Anuradha Mittal, head of the Oakland Institute, says that donors should stop programmes tied to human rights abuses. They have made “a political choice” to continue their support, she says. “At what cost are we going to maintain this partnership? Are we going to look the other way when you have genuine accounts of human rights abuses?”
Despite the continued reports of abuses by the Ethiopian Government, the country, which is bordered by Somalia, Sudan, and Kenya, has been viewed by the USA as a crucial strategic ally in a region rocked by crises. A 2012 USAID report found that “the positive role played by Ethiopia within the Horn of Africa region is a strong basis for US constructive engagement with Ethiopia, despite problems such as the democracy deficit”.
USAID officials said that they have tried to address the human rights issues in Ethiopia and other countries through integrating their pro-democracy efforts within their development programmes. “The dilemma in all of these authoritarian settings, is how much through programming you can do to promote broader political space….You try and do as much as you can; in many cases you can’t do much because the restrictions are so great to start with”, says David W Yang, the Director of the USAID’s Center of Excellence on Democracy, Human Rights and Governance. “For all policy makers around the world, you face a short-term trade-off about tactical implementation of your broad strategy.”
But the kind of trade-offs that foreign aid agencies frequently make to work with authoritarian regimes are ultimately counter-productive, says William Easterly, a professor of economics and the co-director of the Development Research Institute at New York University, NYC, USA. Authoritarian regimes are by definition focused primarily on keeping themselves in power, he points out, so how can one trust their data or actions, or expect them to make long-term sacrifices for the greater good?
The politicisation of aid is not a new charge in Ethiopia. A 2011 investigation by BBC Newsnight and the Bureau of Investigative Journalism found that badly needed food and agricultural aid that had been given by foreign donors was being denied to hungry village communities not allied with the ruling party. In view of the long-running problems documented in Ethiopia, “the impunity of the donors astonishes me”, says Easterly, a former economist at the World Bank. Human rights are essential to development, so when a foreign donor finances a government that represses these rights, it does not help a country develop, it sets it back, he says.
The Bank has recently begun a review of its “safeguards” policies, which include a plethora of issues such as natural resources, resettlement, and informed consent—although not human rights.
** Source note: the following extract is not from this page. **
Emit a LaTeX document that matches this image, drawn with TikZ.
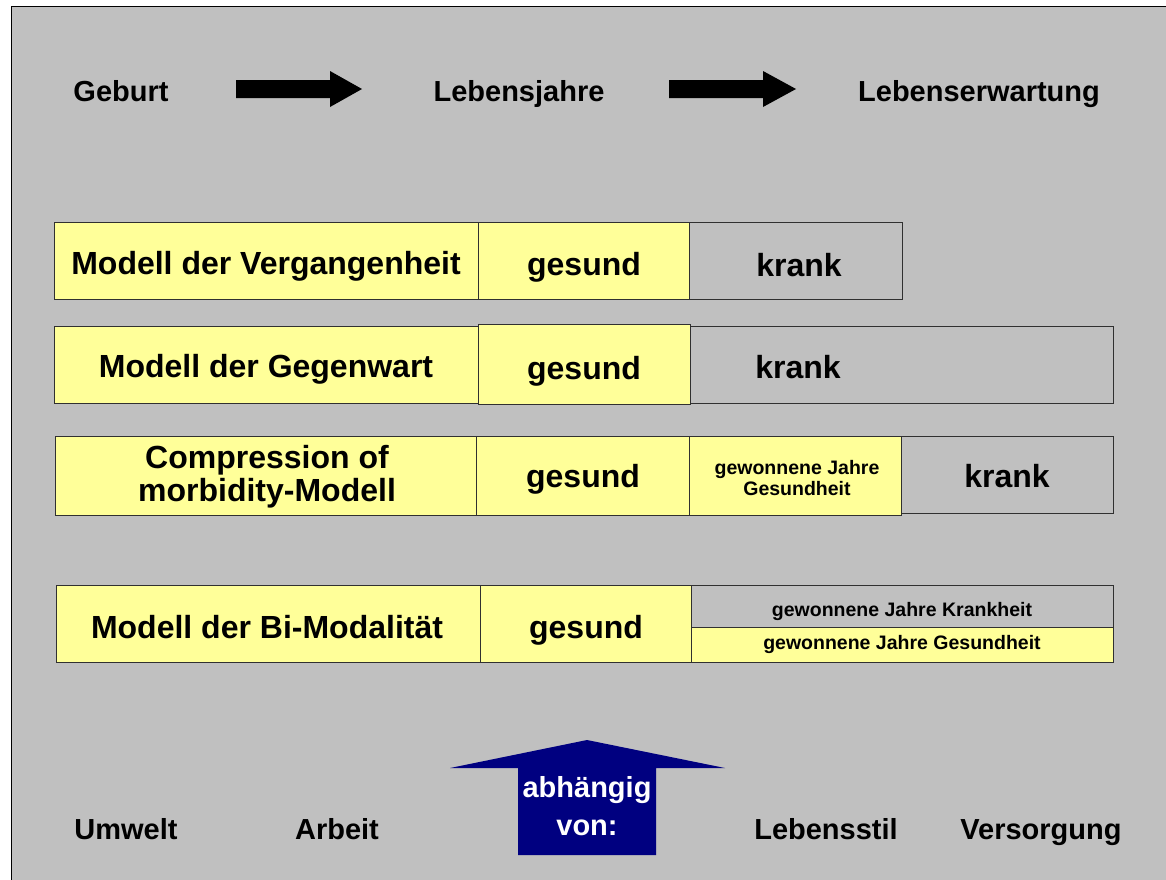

World Bank officials said that incorporating a human rights programme is hard because the Bank is supposed to be non-political and it would be hard to define human rights in a way that would be acceptable to all of the Bank’s 188 member nations.
The relation between human rights and aid is almost non-existent, says James Lebovic, a political scientist at George Washington University, DC, USA, who has studied the issue. In fact, some of the worst abusers receive the most aid, he says. Rather than rights, the primary drivers of aid are strategic and economic, he has found.
There have long been calls for the Bank to perform due diligence on the social impact of its work. In 2000, the editors of the book Dying for Growth: Global Inequality and the Health of the Poor, noted that although assessments sometimes took place, “such exercises are rarely undertaken systematically, conducted by independent analysts, or calculated with the same painstaking precision that routinely goes into reckoning projected economic gains”. One of that book’s editors was Jim Yong Kim, who now serves as the World Bank’s President.
Even with good policies in place, human rights or otherwise, the real challenge is in effectively implementing them. A 2010 report by an internal Bank monitoring group found that the existing safeguards policies were often not followed: “More than a third of World Bank projects had inadequate environmental and social supervision, manifested mainly in unrealistic safeguards ratings and poor or absent monitoring and evaluation.”